What’s peculiar about the North East?

23 November 2016

What’s peculiar about the North East?  That’s not peculiar as in unusual or odd, rather what is unique to the North East region?

It’s a question we’ve been asking ourselves as we’ve conducted our MEPs’ consultation on Brexit.  As the leave negotiations get underway is there anything that we need to be alert to because no other region of England has this asset?  Yes, Nissan is incredibly important to our region but other regions also have car plants, such as the Midlands with Jaguar Land Rover.

One area where we do seem to be ahead of the English pack we think, and hence we need to be sure it’s protected, appreciated and ideally incentivised in the exit negotiations, is natural capital.

Natural capital is an interesting concept that is making steady headway in being recognised as of huge value to society.  Historically, especially in economic terms, we’ve talked of human capital - the workforce, of financial capital - the money, and industrial capital - the factories.  All fine, but it’s an approach that forgets the environment, without which none of the others could exist.

Quantifying natural capital is an attempt to bring together all of the components of the wider environment, and putting economic value on them, with the intention of thereby enabling natural capital to ‘compete’ on a level playing field with human, financial and industrial capital – so it’s not forgotten about, not undervalued, but rather given its true status.

Such an approach has resulted in a value of £3.4billion being placed on the forest cover of Northern England.  This is a value far in excess of the value of the timber, rather it seeks to place a financial value on such additional aspects as; the forests contribution to cleaning and filtering the air we breathe, the sequestration by the trees of CO2, hence making a significant contribution to tackling climate change, its provision of a home for the majority of England’s red squirrel population, the recreational benefit afforded by a place to walk and ride and relax, and so the list goes on.

So we are currently pondering the proposition that the North East is the English region with the highest ratio of natural capital.  For instance we have 12% forest cover above the average of 8%, we have the best salmon and sea trout river, the biggest red squirrel population, a healthy bat population, peat bogs, 80% of the black grouse population, pine martins, dark skies, low air pollution, the cleanest water and a disproportionate amount of it!  With a world warming due to climate change our water surplus will become an increasingly valuable asset both financially and environmentally.

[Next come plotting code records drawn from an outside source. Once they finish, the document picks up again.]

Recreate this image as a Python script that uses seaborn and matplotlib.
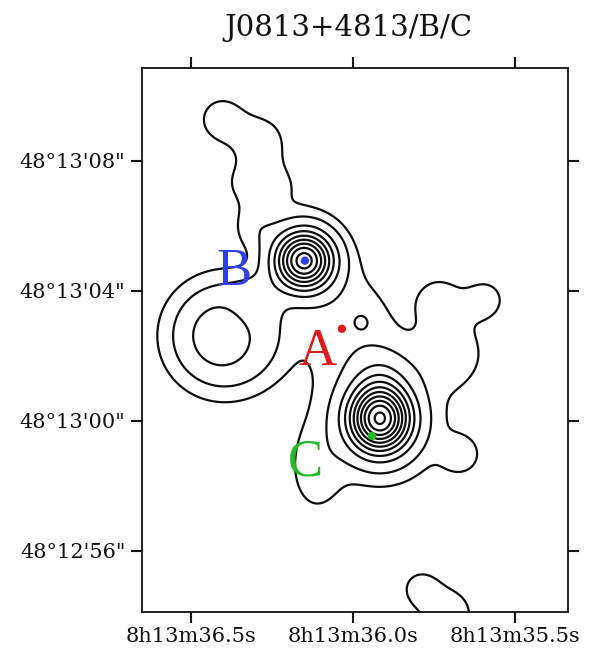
import numpy as np
import matplotlib
matplotlib.use("Agg")
import matplotlib.pyplot as plt
import seaborn as sns
import pandas as pd

# ---- emission model: Gaussian components (arcsec offsets from 8h13m36.0s, +48d13m00s; east positive)
comp_dx  = [1.510, 1.263, -0.832, -0.832, -0.832, 0.092, -0.277, 4.006, 2.812, 4.037, 2.804, 2.928, 3.020, -2.681, -4.068, -3.051, -3.359, 1.171, -2.065, -2.928]
comp_dy  = [4.931, 5.639, 0.062, -0.123, 1.325, 3.112, 3.051, 2.619, 3.883, 9.276, 8.659, 7.334, 5.948, 3.729, 3.729, 2.126, -1.048, -1.664, -5.146, -5.978]
comp_amp = [16.3, 0.7, 18.5, 1.8, 2.0, 1.3, 0.72, 1.4, 1.0, 1.5, 1.5, 1.4, 1.2, 1.5, 1.5, 1.6, 1.25, 1.15, 1.3, 1.6]
comp_sx  = [0.601, 1.294, 0.632, 1.695, 0.616, 1.233, 0.216, 1.387, 0.493, 0.616, 0.555, 0.863, 0.493, 0.524, 0.493, 0.740, 0.431, 0.555, 0.431, 0.678]
comp_sy  = [0.601, 1.294, 0.678, 1.541, 0.616, 1.233, 0.216, 1.387, 0.493, 0.616, 0.555, 0.616, 0.493, 0.524, 0.493, 0.740, 0.431, 0.924, 0.431, 0.740]
# ring-shaped component (left loop)
ring_dx, ring_dy, ring_amp, ring_radius, ring_width = 4.006, 2.619, 1.33, 1.365, 0.484

contour_levels = [1, 2, 4, 6, 8, 10, 12, 14, 16, 18, 20]

# ---- sources
src_names  = ["A", "B", "C"]
src_ra     = [36.034, 36.148, 35.941]     # seconds of 8h13m
src_dec    = [2.835, 4.931, -0.462]       # arcsec from +48d13m00s
src_colors = ["#e01a1a", "#3040e0", "#22bb22"]
lab_ra     = [36.108, 36.367, 36.148]
lab_dec    = [1.726, 4.191, -1.695]

x_ticks = [36.5, 36.0, 35.5]
x_ticklabels = ["8h13m36.5s", "8h13m36.0s", "8h13m35.5s"]
y_ticks = [8, 4, 0, -4]
y_ticklabels = ["48°13'08\"", "48°13'04\"", "48°13'00\"", "48°12'56\""]

RA0, ASEC_PER_S = 36.0, 9.996
xlim = (36.651, 35.336)
ylim = (-5.88, 10.86)

sns.set_theme(style="white")
plt.rcParams["font.family"] = ["DejaVu Serif"]

ra = np.linspace(xlim[0] + 0.02, xlim[1] - 0.02, 500)
dec = np.linspace(ylim[0] - 0.3, ylim[1] + 0.3, 600)
RA, DEC = np.meshgrid(ra, dec)
DX = (RA - RA0) * ASEC_PER_S
Z = np.zeros_like(DX)
for dx, dy, a, sx, sy in zip(comp_dx, comp_dy, comp_amp, comp_sx, comp_sy):
    Z += a * np.exp(-((DX - dx) ** 2) / (2 * sx ** 2) - ((DEC - dy) ** 2) / (2 * sy ** 2))
R = np.hypot(DX - ring_dx, DEC - ring_dy)
Z += ring_amp * np.exp(-((R - ring_radius) ** 2) / (2 * ring_width ** 2))

fig = plt.figure(figsize=(5.89, 6.5), dpi=100)
ax = fig.add_axes([142 / 589, 1 - 612 / 650, 426 / 589, 544 / 650])
ax.contour(RA, DEC, Z, levels=contour_levels, colors="#0d0d0d", linewidths=1.6)

df = pd.DataFrame({"ra": src_ra, "dec": src_dec, "name": src_names})
sns.scatterplot(data=df, x="ra", y="dec", hue="name", palette=src_colors, s=36,
                edgecolor="none", legend=False, ax=ax, zorder=5)
for n, x, y, c in zip(src_names, lab_ra, lab_dec, src_colors):
    ax.text(x, y, n, color=c, fontsize=38, family=["Liberation Serif"], ha="center",
            va="baseline", zorder=6)

ax.set_xlim(*xlim)
ax.set_ylim(*ylim)
ax.set_xticks(x_ticks)
ax.set_xticklabels(x_ticklabels)
ax.set_yticks(y_ticks)
ax.set_yticklabels(y_ticklabels)
ax.tick_params(axis="both", which="major", direction="out", length=8, width=1.5,
               labelsize=15, colors="#111111", top=True, right=True, bottom=True, left=True,
               labeltop=False, labelright=False)
ax.tick_params(axis="x", pad=3)
ax.tick_params(axis="y", pad=4)
for s in ax.spines.values():
    s.set_linewidth(1.3)
    s.set_color("#111111")
ax.set_xlabel("")
ax.set_ylabel("")
fig.text(348 / 589, 1 - 28 / 650, "J0813+4813/B/C", ha="center", va="center", fontsize=21, color="#111111")

fig.savefig("out.png", dpi=100)
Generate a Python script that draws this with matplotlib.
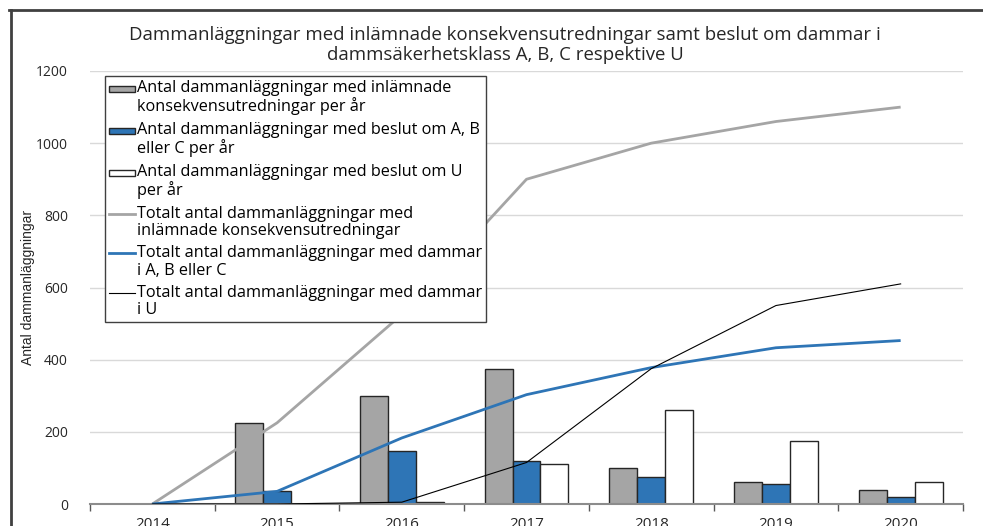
import numpy as np
import matplotlib
matplotlib.use("Agg")
import matplotlib.pyplot as plt
from matplotlib.lines import Line2D
from matplotlib.patches import Patch, Rectangle
from matplotlib.legend_handler import HandlerBase

# %% data
years = ["2014", "2015", "2016", "2017", "2018", "2019", "2020"]
ks_per_year = [0, 225, 300, 375, 100, 60, 40]      # inlämnade konsekvensutredningar
abc_per_year = [0, 35, 148, 120, 75, 55, 20]       # beslut om A, B eller C
u_per_year = [0, 0, 5, 110, 260, 175, 60]          # beslut om U
ks_total = [0, 225, 525, 900, 1000, 1060, 1100]
abc_total = [0, 35, 183, 303, 378, 433, 453]
u_total = [0, 0, 5, 115, 375, 550, 610]

labels = [
    "Antal dammanläggningar med inlämnade\nkonsekvensutredningar per år",
    "Antal dammanläggningar med beslut om A, B\neller C per år",
    "Antal dammanläggningar med beslut om U\nper år",
    "Totalt antal dammanläggningar med\ninlämnade konsekvensutredningar",
    "Totalt antal dammanläggningar med dammar\ni A, B eller C",
    "Totalt antal dammanläggningar med dammar\ni U",
]

GREY = "#A5A5A5"
BLUE = "#2E75B6"
EDGE = "#262626"

W, H = 983, 526
plt.rcParams["font.family"] = ["Open Sans", "DejaVu Sans"]

fig = plt.figure(figsize=(W / 100, H / 100), dpi=100)
ax = fig.add_axes([90 / W, 1 - 504 / H, (963 - 90) / W, (504 - 71) / H])

x = np.arange(len(years))
bw = 0.224
ax.bar(x - bw, ks_per_year, bw, color=GREY, edgecolor=EDGE, linewidth=1, zorder=2)
ax.bar(x, abc_per_year, bw, color=BLUE, edgecolor=EDGE, linewidth=1, zorder=2)
ax.bar(x + bw, u_per_year, bw, color="white", edgecolor=EDGE, linewidth=1, zorder=2)

ax.plot(x, ks_total, color=GREY, lw=2.0, zorder=3, solid_capstyle="butt")
ax.plot(x, abc_total, color=BLUE, lw=2.0, zorder=3, solid_capstyle="butt")
ax.plot(x, u_total, color="black", lw=0.8, zorder=3)

ax.set_xlim(-0.5, len(years) - 0.5)
ax.set_ylim(0, 1200)
ax.set_yticks(range(0, 1201, 200))
ax.tick_params(axis="y", length=0, pad=16, labelsize=10, labelcolor="#262626")
ax.set_xticks(x)
ax.set_xticklabels(years)
ax.tick_params(axis="x", which="major", length=0, pad=9, labelsize=11, labelcolor="#262626")
ax.set_xticks(np.arange(-0.5, len(years), 1), minor=True)
ax.tick_params(axis="x", which="minor", length=5, width=1, color="#595959", direction="out")

ax.grid(axis="y", color="#D9D9D9", lw=1, zorder=0)
ax.set_axisbelow(True)
for s in ["top", "right", "left"]:
    ax.spines[s].set_visible(False)
ax.spines["bottom"].set_color("#8C8C8C")
ax.spines["bottom"].set_linewidth(1.5)

ax.set_ylabel("Antal dammanläggningar", family=["Liberation Sans", "DejaVu Sans"],
              fontsize=10, color="#262626")
ax.yaxis.set_label_coords(-(90 - 35) / (963 - 90), 0.5)

fig.text(505 / W, 1 - 45 / H,
         "Dammanläggningar med inlämnade konsekvensutredningar samt beslut om dammar i\n"
         "dammsäkerhetsklass A, B, C respektive U",
         ha="center", va="center", fontsize=13.4, linespacing=1.1, color="#262626")


# legend handles sit on the first text line, like in Excel
RAISE = 0.55


class FirstLinePatch(HandlerBase):
    def create_artists(self, legend, orig, xd, yd, w, h, fs, trans):
        cy = -yd + 0.35 * fs + RAISE * fs
        r = Rectangle((-xd, cy - 0.2 * fs), w, 0.4 * fs, facecolor=orig.get_facecolor(),
                      edgecolor=orig.get_edgecolor(), linewidth=orig.get_linewidth(),
                      transform=trans)
        return [r]


class FirstLineLine(HandlerBase):
    def create_artists(self, legend, orig, xd, yd, w, h, fs, trans):
        cy = -yd + 0.35 * fs + RAISE * fs
        ln = Line2D([-xd, -xd + w], [cy, cy], color=orig.get_color(),
                    linewidth=orig.get_linewidth(), transform=trans)
        return [ln]


handles = [
    Patch(facecolor=GREY, edgecolor=EDGE, linewidth=1),
    Patch(facecolor=BLUE, edgecolor=EDGE, linewidth=1),
    Patch(facecolor="white", edgecolor=EDGE, linewidth=1),
    Line2D([], [], color=GREY, lw=2.0),
    Line2D([], [], color=BLUE, lw=2.0),
    Line2D([], [], color="black", lw=0.8),
]
leg = ax.legend(handles, labels, loc="upper left",
                bbox_to_anchor=(105 / W, 1 - 76 / H), bbox_transform=fig.transFigure,
                borderaxespad=0, fontsize=11.7, handlelength=1.6, handletextpad=0.12,
                borderpad=0.25, labelspacing=0.4, fancybox=False, framealpha=1,
                edgecolor="#404040",
                handler_map={Patch: FirstLinePatch(), Line2D: FirstLineLine()})
leg.get_frame().set_linewidth(1)
leg.set_zorder(5)
for t in leg.get_texts():
    t.set_linespacing(1.1)
    t.set_color("#000000")

# chart frame (cut off at right and bottom in the reference)
fig.add_artist(Line2D([9 / W, 1], [1 - 10 / H] * 2, transform=fig.transFigure,
                      color="#404040", lw=2))
fig.add_artist(Line2D([11 / W] * 2, [0, 1 - 10 / H], transform=fig.transFigure,
                      color="#404040", lw=2))

fig.savefig("out.png", dpi=100)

At a national level there is strong cross party support for the goal of being the first generation to leave our natural environment in a better state then we found it.  There is a 25 year plan over seen by the Natural Capital Committee chaired by Prof Dieter Helm, who is the guru of natural capital.

Helm is right to point out that the UK leaving the EU and its Common Agricultural Policy presents a major opportunity to take a massive step forward on improving our environment. 

Helm’s view is that, “There is no good general case for subsidising farmers, especially for simply owning land.”  Rather he advocates public money for public goods, hence, “Contractors, including farmers, could then bid for these contracts, and the income that goes with them.  Where farmers are well placed to improve the natural environment, they will gain the specific contracts.”

Such an approach could really help the North East to maintain and build its reserves of natural capital with a specific emphasis on increased forest cover, including urban forests close to where the majority of the population live, better soils and improved water management, leading to increased biodiversity.

In turn this would put the North East in the driving seat as the English region leading on the development of a post Brexit British environment, food and agriculture policy.  The ultimate prize being that we could be the first English region to leave for our children an environment that’s better than the one our parents left for us.  Now that would be capital.

Do you think the North East needs its own voice in the EU exit negotiations?